TASK DETAILS.
Everything in the data should be repeated exactly, save for the images.

PROVIDED DATA.
+++
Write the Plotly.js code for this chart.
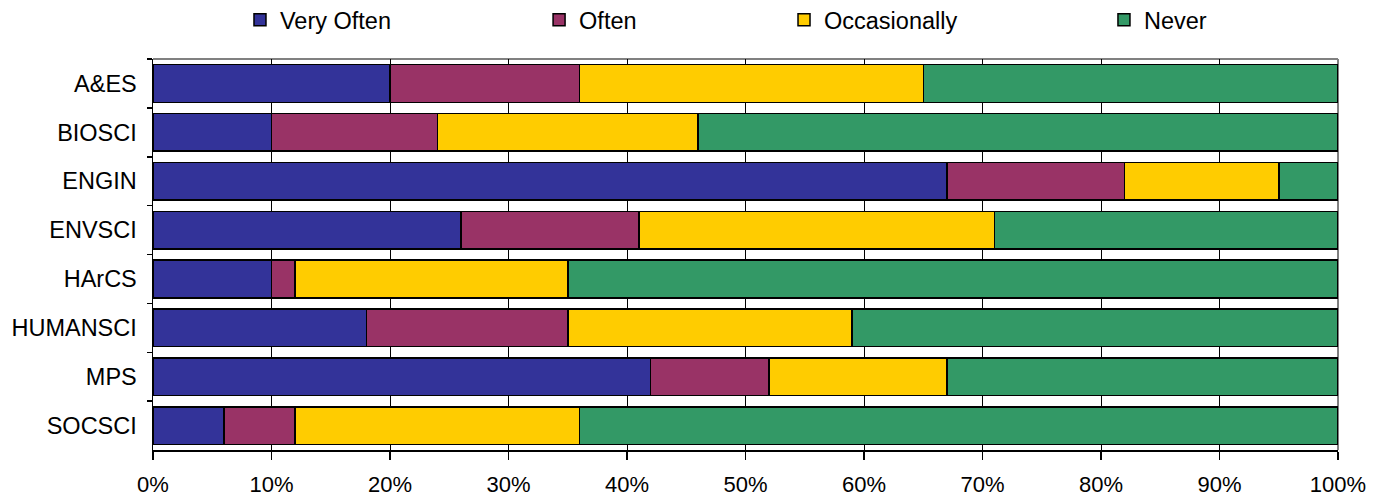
<!DOCTYPE html>
<html>
<head>
<meta charset="utf-8">
<script src="https://cdn.plot.ly/plotly-3.0.1.min.js"></script>
<style>
  html, body { margin: 0; padding: 0; background: #ffffff; }
  #chart { width: 1387px; height: 501px; }
</style>
</head>
<body>
<div id="chart"></div>
<script>
const categories = ["A&ES", "BIOSCI", "ENGIN", "ENVSCI", "HArCS", "HUMANSCI", "MPS", "SOCSCI"];
const veryOften    = [20, 10, 67, 26, 10, 18, 42, 6];
const often        = [16, 14, 15, 15, 2, 17, 10, 6];
const occasionally = [29, 22, 13, 30, 23, 24, 15, 24];
const never        = [35, 54, 5, 29, 65, 41, 33, 64];
const seriesNames  = ["Very Often", "Often", "Occasionally", "Never"];
const tickValues   = [0, 10, 20, 30, 40, 50, 60, 70, 80, 90, 100];
const tickLabels   = ["0%", "10%", "20%", "30%", "40%", "50%", "60%", "70%", "80%", "90%", "100%"];

const seriesData = [veryOften, often, occasionally, never];
const colors = ["#333399", "#993366", "#FFCC00", "#339966"];
const legendIds = ["legend", "legend2", "legend3", "legend4"];
const legendX = [0.0734, 0.3258, 0.5325, 0.8025];

const traces = seriesData.map((vals, i) => ({
  type: "bar",
  orientation: "h",
  name: seriesNames[i],
  y: categories,
  x: vals,
  legend: legendIds[i],
  marker: { color: colors[i], line: { color: "#000000", width: 1.5 } },
  hoverinfo: "x+y+name"
}));

const fontFamily = "Liberation Sans, Arial, sans-serif";
const legendBase = (x) => ({
  x: x, xanchor: "left", y: 1.1, yanchor: "middle",
  orientation: "h", bgcolor: "rgba(0,0,0,0)", borderwidth: 0,
  font: { family: fontFamily, size: 23.5, color: "#000000" },
  itemwidth: 30, traceorder: "normal"
});

const layout = {
  width: 1387, height: 501,
  margin: { l: 153, r: 49, t: 59, b: 51, autoexpand: false },
  paper_bgcolor: "#ffffff", plot_bgcolor: "#ffffff",
  barmode: "stack", bargap: 0.23,
  font: { family: fontFamily, size: 23, color: "#000000" },
  showlegend: true,
  legend: legendBase(legendX[0]),
  legend2: legendBase(legendX[1]),
  legend3: legendBase(legendX[2]),
  legend4: legendBase(legendX[3]),
  xaxis: {
    range: [0, 100], tickvals: tickValues, ticktext: tickLabels,
    showgrid: true, gridcolor: "#000000", gridwidth: 1,
    showline: true, linecolor: "#000000", linewidth: 1.5,
    ticks: "outside", ticklen: 8, tickwidth: 1.5, tickcolor: "#000000",
    tickfont: { family: fontFamily, size: 22, color: "#000000" },
    ticklabelstandoff: 6,
    zeroline: false, fixedrange: true, automargin: false
  },
  yaxis: {
    type: "category", autorange: "reversed",
    showgrid: false, showline: true, linecolor: "#000000", linewidth: 1.5,
    ticks: "outside", ticklen: 5, tickwidth: 1.5, tickcolor: "#000000",
    tickson: "boundaries",
    tickfont: { family: fontFamily, size: 23.5, color: "#000000" },
    ticklabelstandoff: 10,
    zeroline: false, fixedrange: true, automargin: false
  },
  shapes: [
    { type: "line", xref: "paper", yref: "paper", x0: 0, x1: 1, y0: 1, y1: 1,
      line: { color: "#808080", width: 2 }, layer: "below" },
    { type: "line", xref: "paper", yref: "paper", x0: 1, x1: 1, y0: 0, y1: 1,
      line: { color: "#808080", width: 2 }, layer: "below" }
  ]
};

Plotly.newPlot("chart", traces, layout, { displayModeBar: false, staticPlot: true });
</script>
</body>
</html>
+++
WRITTEN SOLUTION.
Write the Plotly.js code for this chart.
<!DOCTYPE html>
<html>
<head>
<meta charset="utf-8">
<script src="https://cdn.plot.ly/plotly-3.0.1.min.js"></script>
<style>
  html, body { margin: 0; padding: 0; background: #ffffff; }
  #chart { width: 1387px; height: 501px; }
</style>
</head>
<body>
<div id="chart"></div>
<script>
const categories = ["A&ES", "BIOSCI", "ENGIN", "ENVSCI", "HArCS", "HUMANSCI", "MPS", "SOCSCI"];
const veryOften    = [20, 10, 67, 26, 10, 18, 42, 6];
const often        = [16, 14, 15, 15, 2, 17, 10, 6];
const occasionally = [29, 22, 13, 30, 23, 24, 15, 24];
const never        = [35, 54, 5, 29, 65, 41, 33, 64];
const seriesNames  = ["Very Often", "Often", "Occasionally", "Never"];
const tickValues   = [0, 10, 20, 30, 40, 50, 60, 70, 80, 90, 100];
const tickLabels   = ["0%", "10%", "20%", "30%", "40%", "50%", "60%", "70%", "80%", "90%", "100%"];

const seriesData = [veryOften, often, occasionally, never];
const colors = ["#333399", "#993366", "#FFCC00", "#339966"];
const legendIds = ["legend", "legend2", "legend3", "legend4"];
const legendX = [0.0734, 0.3258, 0.5325, 0.8025];

const traces = seriesData.map((vals, i) => ({
  type: "bar",
  orientation: "h",
  name: seriesNames[i],
  y: categories,
  x: vals,
  legend: legendIds[i],
  marker: { color: colors[i], line: { color: "#000000", width: 1.5 } },
  hoverinfo: "x+y+name"
}));

const fontFamily = "Liberation Sans, Arial, sans-serif";
const legendBase = (x) => ({
  x: x, xanchor: "left", y: 1.1, yanchor: "middle",
  orientation: "h", bgcolor: "rgba(0,0,0,0)", borderwidth: 0,
  font: { family: fontFamily, size: 23.5, color: "#000000" },
  itemwidth: 30, traceorder: "normal"
});

const layout = {
  width: 1387, height: 501,
  margin: { l: 153, r: 49, t: 59, b: 51, autoexpand: false },
  paper_bgcolor: "#ffffff", plot_bgcolor: "#ffffff",
  barmode: "stack", bargap: 0.23,
  font: { family: fontFamily, size: 23, color: "#000000" },
  showlegend: true,
  legend: legendBase(legendX[0]),
  legend2: legendBase(legendX[1]),
  legend3: legendBase(legendX[2]),
  legend4: legendBase(legendX[3]),
  xaxis: {
    range: [0, 100], tickvals: tickValues, ticktext: tickLabels,
    showgrid: true, gridcolor: "#000000", gridwidth: 1,
    showline: true, linecolor: "#000000", linewidth: 1.5,
    ticks: "outside", ticklen: 8, tickwidth: 1.5, tickcolor: "#000000",
    tickfont: { family: fontFamily, size: 22, color: "#000000" },
    ticklabelstandoff: 6,
    zeroline: false, fixedrange: true, automargin: false
  },
  yaxis: {
    type: "category", autorange: "reversed",
    showgrid: false, showline: true, linecolor: "#000000", linewidth: 1.5,
    ticks: "outside", ticklen: 5, tickwidth: 1.5, tickcolor: "#000000",
    tickson: "boundaries",
    tickfont: { family: fontFamily, size: 23.5, color: "#000000" },
    ticklabelstandoff: 10,
    zeroline: false, fixedrange: true, automargin: false
  },
  shapes: [
    { type: "line", xref: "paper", yref: "paper", x0: 0, x1: 1, y0: 1, y1: 1,
      line: { color: "#808080", width: 2 }, layer: "below" },
    { type: "line", xref: "paper", yref: "paper", x0: 1, x1: 1, y0: 0, y1: 1,
      line: { color: "#808080", width: 2 }, layer: "below" }
  ]
};

Plotly.newPlot("chart", traces, layout, { displayModeBar: false, staticPlot: true });
</script>
</body>
</html>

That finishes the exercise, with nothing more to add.